For selectURL, the idea is that a fair bit of first party data (a k-anonymous url), and a few (3) bits of cross-site data wind up in a fenced frame. And we want to prevent the data in the fenced frame from leaking out.

From a platform level, we want to prevent the data from leaking out to other parts of the page (or other tabs). We achieve this by forcing the fenced frame into its own browsing context group and storage partition. We're not pretending that we're going to catch every possible communication channel on first blush. This will take time to get right.

On user activation, the fenced frame is allowed to navigate the top frame or open a new tab/window. At that point, via link decoration, it's possible for the data to be conveyed to the destination page, and combined with the destination page's 1p cookies. And this is where we apply rate limiting. On top of requiring a user gesture to perform the navigation, there is a budget of the overall limit to the amount of cross-site data allowed to leak per-shared-storage-origin, per-user, per day. Once exceeded, selectURL will only return the first url in the list.

An alternative, which we're considering but don't have a model that we're yet comfortable with, is to keep the destination page within the fenced partition. Such that it never gets to combine the cross-site information with its persistent 1p data. The tricky thing with this is that the user is in an unexpected browsing state (say they destination page is a shopping site they frequent but now it’s not logged in because it’s in this fenced partition and the user doesn’t understand why).

Finally, we also have a timing attack problem (as does every navigation on the web). That is, the time that the fenced frame is created or resources are fetched can be linked to the time that the embedder created the fenced frame, and the two can collude to share their information. Again, this is not a problem unique to fenced frames, but one that might be more easily addressed in fenced frames due to the fact that they're a new environment with heightened privacy requirements. This can be mitigated if the fenced frame is denied any network access (e.g., loaded via navigable web bundles), or required to retrieve resources from some sort of trusted caching service that promises to only provide logs in aggregate.

I hope this helps, and we're always open for discussions and calls.

othermaciej commented 2 years ago

On user activation, the fenced frame is allowed to navigate the top frame or open a new tab/window. At that point, via link decoration, it's possible for the data to be conveyed to the destination page, and combined with the destination page's 1p cookies. And this is where we apply rate limiting.

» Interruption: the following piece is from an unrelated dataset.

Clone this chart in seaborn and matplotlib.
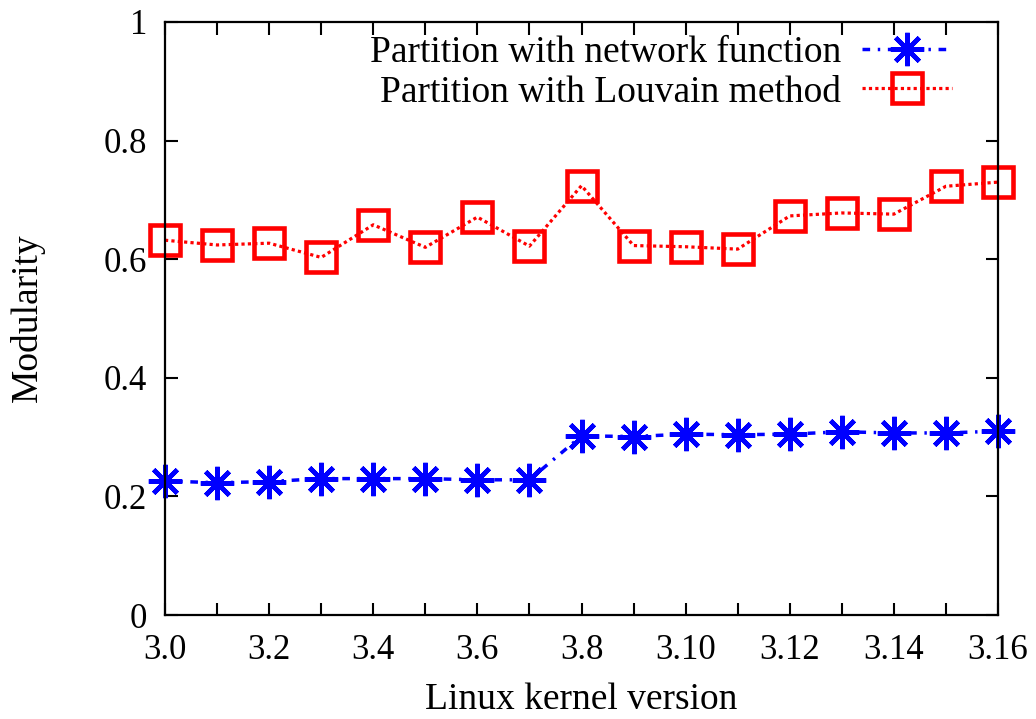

On top of requiring a user gesture to perform the navigation, there is a budget of the overall limit to the amount of cross-site data allowed to leak per-shared-storage-origin, per-user, per day.

Is a per-day rate limit sufficient? It seems like sites that users visit often would be able to extract an arbitrary amount of data over time.

Once exceeded, selectURL will only return the first url in the list.

Seems like this would potentially leak the fact that the daily limit has been exceeded (for example if the first URL is one that is never normally selected).

jkarlin commented 2 years ago

Hey, thanks for your questions/comments Maciej.

Is a per-day rate limit sufficient? It seems like sites that users visit often would be able to extract an arbitrary amount of data over time.

That is unfortunately the physics of privacy technology. Any budget that resets over time (which seems necessary?) can leak more information over time.

Seems like this would potentially leak the fact that the daily limit has been exceeded (for example if the first URL is one that is never normally selected).

On Fenced Frame click, yes, the fact that the budget was exceeded is leaked to the target site.

othermaciej commented 1 year ago

Also adding the new concerns: dependencies label based on my previous comment that “It's also concerning in general that this sketch-level explainer lies at the top of a stack of several other sketch-level explainers.”

jyasskin commented 1 year ago

Note that Shared Storage and Fenced Frames now have specifications, unlike when you wrote that previous comment. The dependency may still be a concern, of course, and any second implementation is likely to find problems in a specification.